Jacopo Carucci detto il Pontormo

Jacopo Carucci detto il Pontormo

JACOPO CARUCCI DETTO IL PONTORMO

Pordenone (FI) 1494 – Firenze, 1557

IPOCONDRIA – LA “GRAN PAURA”


Jacopo Carucci detto il Pontormo, i suoi malesseri

Dei malesseri di questo grande artista si dispone di una testimonianza redatta di suo pugno, non proprio un diario ma un libro di ricordi. Composto da sedici carte, piegate in maniera arbitraria, conservato in un volume miscellaneo (Codice Magliabecchiano VIII 1490) custodito nella Biblioteca Nazionale Centrale di Firenze. Il Pontormo lo compila nell’ultimo triennio della sua vita.

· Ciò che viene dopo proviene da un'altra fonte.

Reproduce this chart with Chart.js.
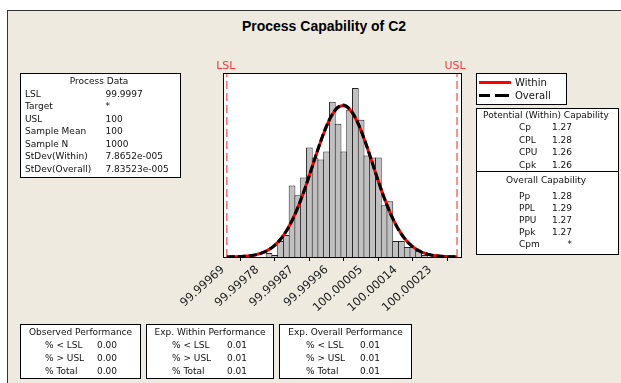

Dal 7 gennaio 1554 al 23 ottobre del 1556. In queste pagine egli annota semplicemente tutto: consuetudini alimentari, problemi di salute, condizioni del meteo, frequentazioni. In ultimo annota i lavori riguardanti la sua ultima impresa, gli affreschi del coro della basilica fiorentina di San Lorenzo. Impresa a cui dedica gli ultimi dieci anni della sua vita e che lasciò incompiuta. Il nucleo composto dai fogli autografi dell’artista, conosciuto fin da tempi remoti, ha subito nel tempo una dispersione a causa dei vari passaggi di proprietà.

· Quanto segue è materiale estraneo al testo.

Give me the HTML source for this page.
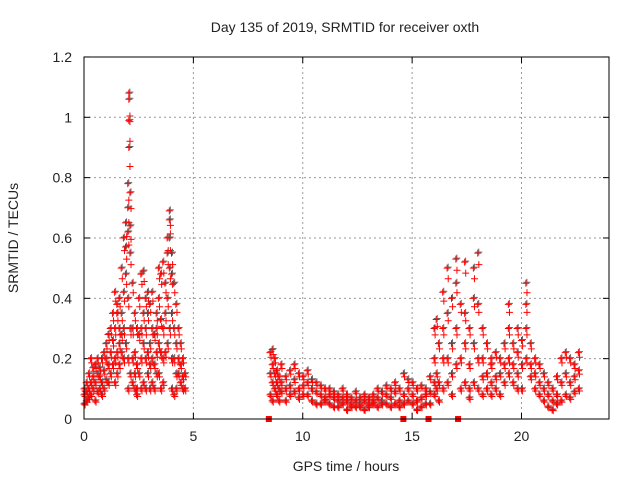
<!DOCTYPE html>
<html><head><meta charset="utf-8"><style>
body{margin:0;background:#fff}
text{font-family:"Liberation Sans",sans-serif;font-size:14px;fill:#222}
</style></head><body>
<svg id="c" width="640" height="480">
<text x="345" y="32" text-anchor="middle">Day 135 of 2019, SRMTID for receiver oxth</text>
<text x="346" y="471" text-anchor="middle">GPS time / hours</text>
<text transform="translate(18,238) rotate(-90)" text-anchor="middle">SRMTID / TECUs</text>
<g id="grid"></g><g id="pts"></g>
<rect x="84" y="57" width="525" height="362" fill="none" stroke="#000"/>
</svg>
<script>
const xTicks=[0,5,10,15,20];
const yTicks=[0,0.2,0.4,0.6,0.8,1,1.2];
const yTickLabels=["0","0.2","0.4","0.6","0.8","1","1.2"];
const gapMarks=[8.45,14.6,15.75,17.1];
const times=[0,0.1,0.2,0.3,0.4,0.5,0.6,0.7,0.8,0.9,1.0,1.1,1.2,1.3,1.4,1.5,1.6,1.7,1.8,1.9,2.0,2.05,2.1,2.2,2.3,2.4,2.5,2.6,2.7,2.8,2.9,3.0,3.1,3.2,3.3,3.4,3.5,3.6,3.7,3.8,3.9,4.0,4.1,4.2,4.3,4.4,4.5,4.6,
8.5,8.6,8.7,8.8,8.9,9.0,9.2,9.4,9.6,9.8,10.0,10.2,10.4,10.6,10.8,11.0,11.2,11.4,11.6,11.8,12.0,12.2,12.4,12.6,12.8,13.0,13.2,13.4,13.6,13.8,14.0,14.2,14.4,14.6,14.8,15.0,15.2,15.4,15.6,15.8,16.0,16.1,16.2,16.4,16.6,16.8,17.0,17.2,17.4,17.6,17.8,18.0,18.2,18.4,18.6,18.8,19.0,19.2,19.4,19.6,19.8,20.0,20.2,20.4,20.6,20.8,21.0,21.2,21.4,21.6,21.8,22.0,22.2,22.4,22.6];
const values=[[.08,.05,.1],[.06,.12,.09],[.1,.15,.07],[.2,.12,.08],[.1,.17,.14],[.12,.06,.18],[.15,.09,.2],[.1,.14,.17],[.12,.2,.08],[.16,.1,.22],[.2,.13,.25],[.18,.12,.28],[.22,.15,.3],[.26,.18,.35],[.3,.2,.42,.12],[.35,.22,.38,.15],[.4,.25,.3,.18],[.5,.35,.22,.28],[.6,.42,.3,.2],[.57,.65,.48,.25],[.7,.78,.62,.4,.2,.1],[1.08,1.06,.99,.9],[.75,.64,.55,.3,.15],[.45,.3,.2,.12],[.35,.22,.15,.1],[.3,.18,.1,.08],[.4,.28,.15],[.48,.3,.2,.1],[.49,.35,.25,.12],[.3,.2,.1,.4],[.35,.22,.15,.42],[.38,.25,.18,.1],[.42,.3,.2,.12],[.28,.18,.1],[.3,.22,.15,.35],[.5,.4,.25,.15],[.48,.33,.22,.1],[.52,.3,.2,.12],[.45,.35,.22],[.6,.55,.4,.25],[.69,.66,.6,.5,.3],[.55,.48,.35,.2,.1],[.45,.3,.2,.08],[.38,.25,.15,.1],[.3,.2,.15],[.25,.18,.12],[.2,.14,.1],[.15,.1],
[.22,.15,.08],[.18,.12,.06,.23],[.15,.1,.2],[.12,.08,.16],[.1,.14,.06],[.12,.09,.18],[.14,.1,.06],[.16,.11,.08],[.13,.09,.18],[.15,.1,.07],[.14,.11,.08],[.12,.08,.16],[.1,.06,.13],[.09,.05,.12],[.08,.05,.11],[.1,.06,.07],[.08,.05,.1],[.07,.04,.09],[.06,.04,.08],[.07,.05,.1],[.06,.03,.08],[.05,.04,.07],[.06,.04,.09],[.07,.05,.04],[.06,.03,.08],[.05,.04,.07],[.08,.05,.06],[.07,.04,.1],[.06,.05,.09],[.08,.05,.11],[.07,.04,.1],[.09,.05,.12],[.06,.04,.1],[.15,.08,.05],[.1,.06,.13],[.08,.05,.12],[.06,.03,.1],[.07,.04,.11],[.05,.08,.1],[.09,.05,.14],[.12,.08,.2,.3],[.33,.15,.1],[.25,.12,.06],[.42,.3,.2,.1],[.5,.35,.2,.12],[.4,.25,.15,.08],[.53,.45,.3,.18],[.38,.2,.1],[.52,.35,.25,.12],[.3,.18,.1,.07],[.5,.4,.25,.12],[.55,.38,.2,.1],[.3,.2,.14,.08],[.25,.15,.1],[.2,.12,.08,.18],[.22,.14,.1],[.2,.15,.08],[.25,.18,.12],[.38,.3,.2,.15],[.25,.18,.12],[.3,.22,.15,.1],[.26,.18,.1],[.45,.38,.3,.2],[.25,.18,.14],[.2,.15,.1],[.18,.12,.08],[.15,.1,.06],[.12,.08,.04],[.1,.06,.03],[.14,.08,.05],[.2,.12,.06],[.22,.15,.08],[.2,.12,.07],[.18,.14,.09],[.22,.16,.1]];
const NS="http://www.w3.org/2000/svg";
const X=t=>84+t*21.875, Y=v=>419-v*301.7;
function mk(tag,at,parent){const e=document.createElementNS(NS,tag);for(const k in at)e.setAttribute(k,at[k]);parent.appendChild(e);return e;}
const grid=document.getElementById('grid'),pts=document.getElementById('pts');
xTicks.forEach(t=>{const x=X(t);
 if(t>0){const l=mk('line',{x1:x,x2:x,y1:57,y2:419,stroke:'#999','stroke-dasharray':'2,3'},grid);
 
 }
 mk('line',{x1:x,x2:x,y1:419,y2:413,stroke:'#000'},grid);mk('line',{x1:x,x2:x,y1:57,y2:63,stroke:'#000'},grid);
 const tx=mk('text',{x:x,y:441,'text-anchor':'middle'},grid);tx.textContent=t;
 
 });
yTicks.forEach((v,i)=>{const y=Y(v);
 if(i>0&&i<yTicks.length-1){const l=mk('line',{x1:84,x2:609,y1:y,y2:y,stroke:'#999','stroke-dasharray':'2,3'},grid);
 
 }
 mk('line',{x1:84,x2:90,y1:y,y2:y,stroke:'#000'},grid);mk('line',{x1:609,x2:603,y1:y,y2:y,stroke:'#000'},grid);
 const tx=mk('text',{x:72,y:y+5,'text-anchor':'end'},grid);tx.textContent=yTickLabels[i];
 
 });
function plus(x,y,c){const p=mk('path',{d:`M${x-3.5},${y}h7M${x},${y-3.5}v7`,stroke:c,'stroke-width':1},pts);return p;}
times.forEach((t,i)=>values[i].forEach(v=>{
 const g=plus(X(t)+1,Y(v)-1,'#666');
 
 
 const p=plus(X(t),Y(v),'#f00');
 
 
 const q=plus(X(t+0.05),Y(v*0.93),'#f00');
 
 }));
gapMarks.forEach(t=>{const r=mk('rect',{x:X(t)-3,y:416,width:6,height:6,fill:'#f00'},pts);
 
 });
</script>
</body></html>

Nel 1902 viene riscoperto dallo storico dell’arte Arduino Colasanti, ma il primo a pubblicarlo è Frederick Mortimer Clapp nel 1916, in versione integrale in appendice alla monografia sul pittore (Frederick Mortimer Clapp. Jacopo Carucci Da Pontormo, His Life and Work.Yale University Press, 1916). La prima edizione integrale italiana è del 1956 di Emilio Cecchi, critico d’arte e letterario fiorentino(Emilio Cecchi, a cura di. Jacopo da Pontormo, Diario, Le Monnier, Firenze, 1956 ).

 

Il diario del pittore

Non a caso il libro si apre con la descrizione di una anomalia climatica nell’anno 1555, a cui si erano accompagnate alcune epidemie che avevano impressionato il pittore. Continua con una serie infinita di malanni:

11 luglio 1555 “…ho cenato in San Lorenzo e beuto un poco di greco. Non che mi paia stare bene, perché ogni tre ore mi viene lo struggimento”

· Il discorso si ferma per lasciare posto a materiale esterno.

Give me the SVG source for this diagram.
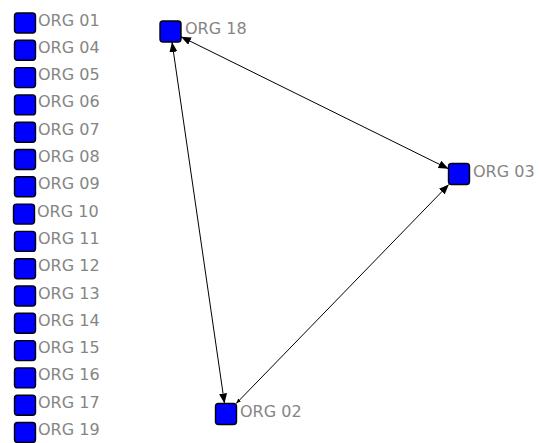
<svg xmlns="http://www.w3.org/2000/svg" width="539" height="443" viewBox="0 0 539 443">
<style>
.n{fill:#0000ff;stroke:#000;stroke-width:1.4}
.t{font-family:"DejaVu Sans",sans-serif;font-size:16px;fill:#858585}
.e{stroke:#000;stroke-width:1;fill:none}
</style>
<defs>
<marker id="ah" viewBox="0 0 10 8" refX="10" refY="4" markerWidth="10" markerHeight="8" markerUnits="userSpaceOnUse" orient="auto-start-reverse">
<path d="M0,0 L10,4 L0,8 Z" fill="#000"/>
</marker>
<marker id="as" viewBox="0 0 10 8" refX="10" refY="4" markerWidth="5" markerHeight="4" markerUnits="userSpaceOnUse" orient="auto-start-reverse">
<path d="M0,0 L10,4 L0,8 Z" fill="#000"/>
</marker>
</defs>
<rect width="539" height="443" fill="#fff"/>
<g id="connectors">
<line class="e" x1="172" y1="42" x2="224.5" y2="403.5" marker-start="url(#ah)" marker-end="url(#ah)"/>
<line class="e" x1="181" y1="36.7" x2="448.5" y2="168.8" marker-start="url(#ah)" marker-end="url(#ah)"/>
<line class="e" x1="236.2" y1="403.5" x2="448.8" y2="184.5" stroke="#333" marker-start="url(#as)" marker-end="url(#ah)"/>
</g>
<g id="org01"><rect class="n" x="14.5" y="13" width="21" height="20" rx="3"/><text class="t" x="38" y="25.5">ORG 01</text></g>
<g id="org04"><rect class="n" x="14.5" y="40.3" width="21" height="20" rx="3"/><text class="t" x="38" y="52.8">ORG 04</text></g>
<g id="org05"><rect class="n" x="14.5" y="67.6" width="21" height="20" rx="3"/><text class="t" x="38" y="80.1">ORG 05</text></g>
<g id="org06"><rect class="n" x="14.5" y="94.9" width="21" height="20" rx="3"/><text class="t" x="38" y="107.4">ORG 06</text></g>
<g id="org07"><rect class="n" x="14.5" y="122.2" width="21" height="20" rx="3"/><text class="t" x="38" y="134.7">ORG 07</text></g>
<g id="org08"><rect class="n" x="14.5" y="149.5" width="21" height="20" rx="3"/><text class="t" x="38" y="162">ORG 08</text></g>
<g id="org09"><rect class="n" x="14.5" y="176.8" width="21" height="20" rx="3"/><text class="t" x="38" y="189.3">ORG 09</text></g>
<g id="org10"><rect class="n" x="13.5" y="204.1" width="21" height="20" rx="3"/><text class="t" x="37" y="216.6">ORG 10</text></g>
<g id="org11"><rect class="n" x="14.5" y="231.4" width="21" height="20" rx="3"/><text class="t" x="38" y="243.9">ORG 11</text></g>
<g id="org12"><rect class="n" x="14.5" y="258.7" width="21" height="20" rx="3"/><text class="t" x="38" y="271.2">ORG 12</text></g>
<g id="org13"><rect class="n" x="14.5" y="286" width="21" height="20" rx="3"/><text class="t" x="38" y="298.5">ORG 13</text></g>
<g id="org14"><rect class="n" x="14.5" y="313.3" width="21" height="20" rx="3"/><text class="t" x="38" y="325.8">ORG 14</text></g>
<g id="org15"><rect class="n" x="14.5" y="340.6" width="21" height="20" rx="3"/><text class="t" x="38" y="353.1">ORG 15</text></g>
<g id="org16"><rect class="n" x="14.5" y="367.9" width="21" height="20" rx="3"/><text class="t" x="38" y="380.4">ORG 16</text></g>
<g id="org17"><rect class="n" x="14.5" y="395.2" width="21" height="20" rx="3"/><text class="t" x="38" y="407.7">ORG 17</text></g>
<g id="org19"><rect class="n" x="14.5" y="422.5" width="21" height="20" rx="3"/><text class="t" x="38" y="435">ORG 19</text></g>
<g id="org18"><rect class="n" x="160" y="21" width="21" height="21" rx="3"/><text class="t" x="185" y="33.5">ORG 18</text></g>
<g id="org03"><rect class="n" x="448.5" y="163.5" width="21" height="21" rx="3"/><text class="t" x="473" y="176.5">ORG 03</text></g>
<g id="org02"><rect class="n" x="215.5" y="403.5" width="21" height="21" rx="3"/><text class="t" x="240" y="416.5">ORG 02</text></g>
</svg>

12 agosto 1555 “Lunedì mattina avevo e febbre e lo stomaco sdegnato; cenai che non mi piacque nulla”.

25 luglio 1556 “…la sera mi lavai e piedi e percossi ne l’uscio con un calcio tale che io mi feci male e duolmi insino ad oggi”.

6 ottobre 1556 “…ma io ho male alla gola”.

Le memorie

Per il regime dietetico Pontormo abbondava con il pane ma scarseggiava con il companatico, in special modo con la carne, forse per avarizia. Un alimento che spesso ricorre è il “pesce d’uovo” ovverosia una frittata di uovo a cui veniva data la forma allungata che ricordava la sagoma di un pesce. E poi: indivia, borragine, cavolo, bietola, radicchio formaggio, agnello capretto e maiale.

Dalle altre pagine si evince il carattere umorale dell’artista che ha pochi amici, tra questi spicca Agnolo Bronzino che spesso è cacciato dalla casa dello stesso Pontormo in maniera scortese. Ad esempio il 15 marzo del 1556 l’artista annota “15, domenica, fu pichiato da Bronzino”. Lo stesso Giorgio Vasari nella seconda edizione delle “Vite de’ più eccellenti pittori scultori e architettori” (1568), parlando della casa del Pontormo la descrive come un casamento fantastico e solitario.

Spiega, descrivendo la stanza dove dormiva e lavorava l’artista, che vi si accedeva tramite una scala che veniva tirata su con una carrucola così che nessuno potesse salire da lui. Spesso anche se era in casa non apriva a nessuno. Questa la vita ipocondriaca, solitaria e scontrosa di un genio dell’arte italiana.